Misalnya, Simon Aloysius Mantiri dari Partai Gerindra ditunjuk sebagai Komisaris Utama PT Pertamina menggantikan Basuki Tjahaja Purnama (Ahok). Selain itu, Grace Natalie dari Partai Solidaritas Indonesia (PSI) dan Fuad Bawazier dari Partai Gerindra juga ditunjuk sebagai Komisaris di Mining Industry Indonesia (MIND ID).
Penunjukan semacam ini menimbulkan kekhawatiran mengenai moralitas dan integritas dalam pemerintahan. Bagaimana bisa individu-individu yang jelas-jelas terkait erat dengan kampanye politik diangkat ke posisi strategis yang seharusnya diisi oleh profesional yang kompeten dan berpengalaman di bidangnya? Ini adalah bentuk nepotisme politik yang jelas-jelas merusak tatanan good governance yang diharapkan oleh masyarakat.
Mengabaikan kompetensi demi politik balas budi bukan hanya mencederai prinsip keadilan tetapi juga berpotensi merugikan negara. Mengingat posisi menteri dan komisaris BUMN adalah posisi strategis yang memerlukan keahlian khusus, ketidakmampuan individu-individu yang diangkat karena alasan politik dapat berakibat fatal bagi kelangsungan dan kinerja lembaga yang dipimpinnya.

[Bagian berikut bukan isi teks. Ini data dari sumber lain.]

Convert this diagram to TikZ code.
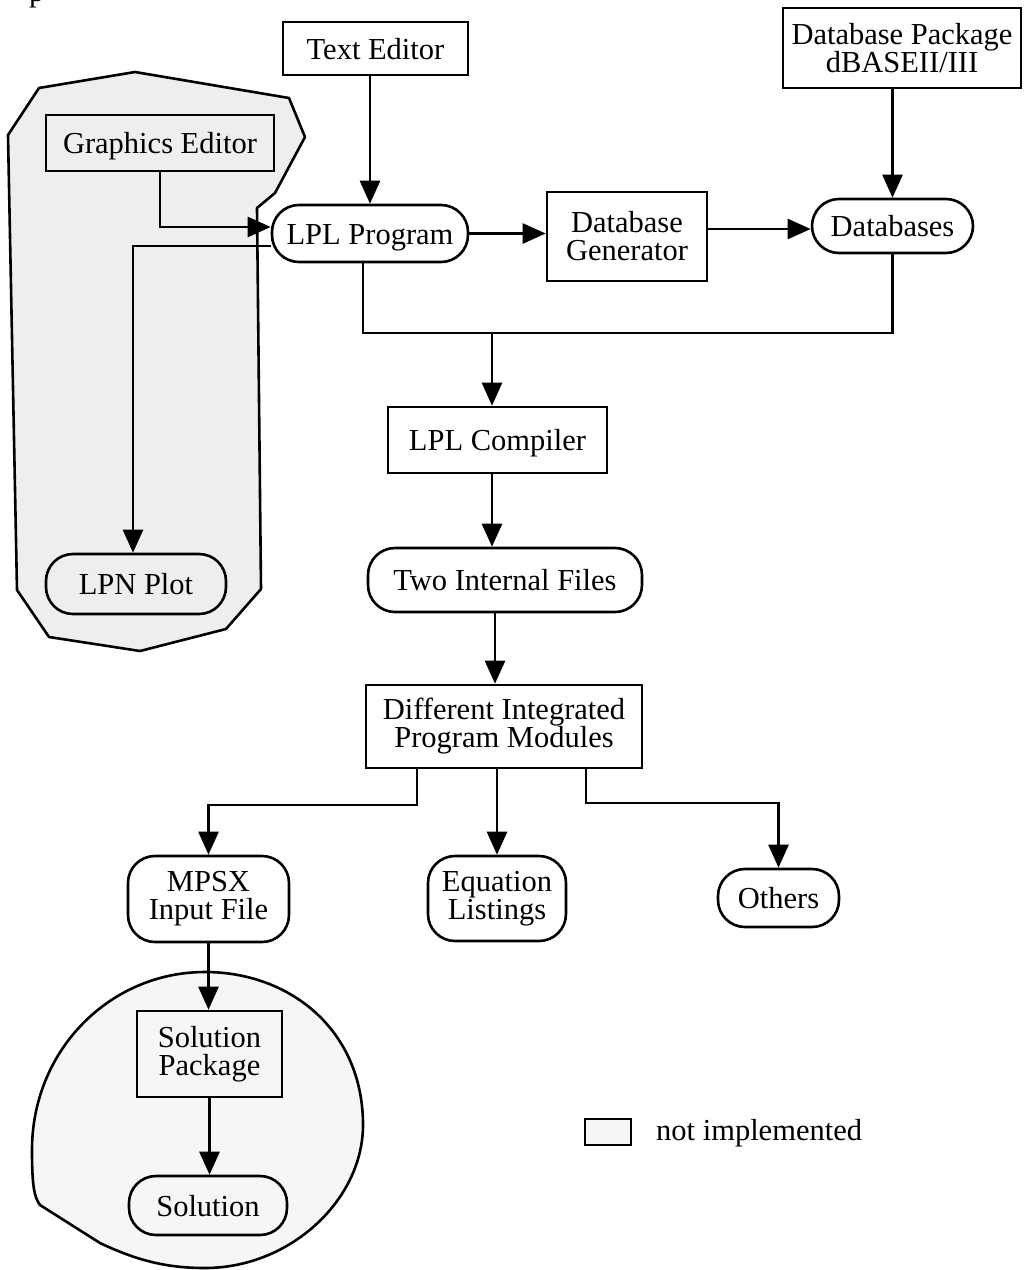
\documentclass[tikz,border=0pt]{standalone}
\usepackage{fontspec}
\setmainfont{Liberation Serif}
\usetikzlibrary{arrows.meta,calc}
\definecolor{polyfill}{gray}{0.933}
\definecolor{blobfill}{gray}{0.965}
\begin{document}
\begin{tikzpicture}[x=1pt,y=-1pt,
  lw/.style={line width=2.6pt},
  txt/.style={font=\fontsize{30.5}{28}\selectfont},
  base/.style={draw, lw, inner sep=0pt, align=center, txt},
  sqbox/.style={base, fill=white},
  rbox/.style={base, fill=white, rounded corners=27pt},
  rnofill/.style={base, rounded corners=27pt},
  sl/.style={text height=21pt, text depth=0pt},
  arr/.style={lw, -{Triangle[length=23pt,width=20pt]}},
  con/.style={lw},
]
\useasboundingbox (0,0) rectangle (1027,1270);

% not-implemented regions
\draw[lw, fill=polyfill, line join=round] (8,135) -- (39,88) -- (135,72) -- (289,98) -- (305,137)
  -- (275,193) -- (257,208) -- (261,589) -- (226,629) -- (140,651) -- (49,637) -- (17,590) -- cycle;
\draw[lw, fill=blobfill] (40,1205) -- (100,1243) .. controls (140,1262) and (170,1268) .. (205,1268)
  .. controls (290,1268) and (363,1200) .. (363,1125)
  .. controls (363,1030) and (290,972) .. (205,972)
  .. controls (110,972) and (32,1050) .. (32,1150)
  .. controls (32,1185) and (34,1197) .. (40,1205) -- cycle;

% fragment of text at the top edge
\node[anchor=base west, inner sep=0pt, txt] (pg) at (29,1) {p};

% nodes
\node[sqbox, sl, minimum width=185pt, minimum height=53pt] (te) at (375.5,48.5) {Text Editor};
\node[sqbox, minimum width=238pt, minimum height=80pt] (dbp) at (902,48) {Database Package\\dBASEII/III};
\node[base, sl, minimum width=228pt, minimum height=56pt] (ge) at (160,143) {Graphics Editor};
\node[rbox, sl, minimum width=196pt, minimum height=57pt] (lpl) at (370,233.5) {LPL Program};
\node[sqbox, minimum width=160pt, minimum height=89pt] (dg) at (627,236.5) {Database\\Generator};
\node[rbox, sl, minimum width=161pt, minimum height=54pt] (db) at (892.5,226) {Databases};
\node[sqbox, sl, minimum width=219pt, minimum height=66pt] (comp) at (497.5,440) {LPL Compiler};
\node[rbox, sl, minimum width=274pt, minimum height=64pt] (tif) at (505,580) {Two Internal Files};
\node[sqbox, minimum width=276pt, minimum height=83pt] (dipm) at (504,726.5) {Different Integrated\\Program Modules};
\node[rnofill, sl, minimum width=180pt, minimum height=60pt] (lpn) at (136,584) {LPN Plot};
\node[rbox, minimum width=161pt, minimum height=86pt] (mpsx) at (208.5,899) {MPSX\\Input File};
\node[rbox, minimum width=138pt, minimum height=85pt] (eq) at (497,898.5) {Equation\\Listings};
\node[rbox, sl, minimum width=121pt, minimum height=58pt] (oth) at (778.5,898) {Others};
\node[base, minimum width=145pt, minimum height=86pt] (sp) at (209.5,1054) {Solution\\Package};
\node[rnofill, sl, minimum width=158pt, minimum height=59pt] (sol) at (208,1205.5) {Solution};

% legend
\node[draw, lw, fill=blobfill, minimum width=46pt, minimum height=26pt, inner sep=0pt] (leg) at (608,1132) {};
\node[anchor=west, inner sep=0pt, txt, sl] (legt) at (656,1130) {not implemented};

% helper coordinates
\coordinate (jn) at (492,333);
\coordinate (c495) at (495,0);
\coordinate (m1) at (417,805);
\coordinate (o1) at (586,803);

% connectors
\draw[arr] (lpl.north |- te.south) -- (lpl.north);
\draw[arr] (db.north |- dbp.south) -- (db.north);
\draw[arr] (ge.south) |- ($(lpl.west)+(0,-6.5)$);
\draw[arr] ($(lpl.west)+(0,12.5)$) -| ($(lpn.north)+(-3,0)$);
\draw[arr] (lpl.east) -- (lpl.east -| dg.west);
\coordinate (dge) at ($(dg.east)+(0,-7.5)$);
\draw[arr] (dge) -- (dge -| db.west);
\draw[con] ($(lpl.south)+(-7,0)$) |- (jn) -| (db.south);
\draw[arr] (jn) -- (jn |- comp.north);
\draw[arr] (jn |- comp.south) -- (jn |- tif.north);
\draw[arr] (tif.south -| c495) -- (dipm.north -| c495);
\draw[arr] (dipm.south -| m1) -- (m1) -| (mpsx.north);
\draw[arr] (dipm.south -| eq.north) -- (eq.north);
\draw[arr] (dipm.south -| o1) -- (o1) -| (oth.north);
\draw[arr] (mpsx.south) -- (mpsx.south |- sp.north);
\draw[arr] (sp.south) -- (sp.south |- sol.north);
\end{tikzpicture}
\end{document}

Maka, demi prinsip good governance dan kepentingan rakyat, penyusunan kabinet harus berlandaskan pada asas meritokrasi, bukan politik balas budi. Demi masa depan Indonesia yang lebih baik, pemerintahan harus dijalankan oleh individu-individu yang benar-benar kompeten dan memiliki integritas tinggi, bukan oleh mereka yang hanya mencari keuntungan pribadi dari posisi strategis.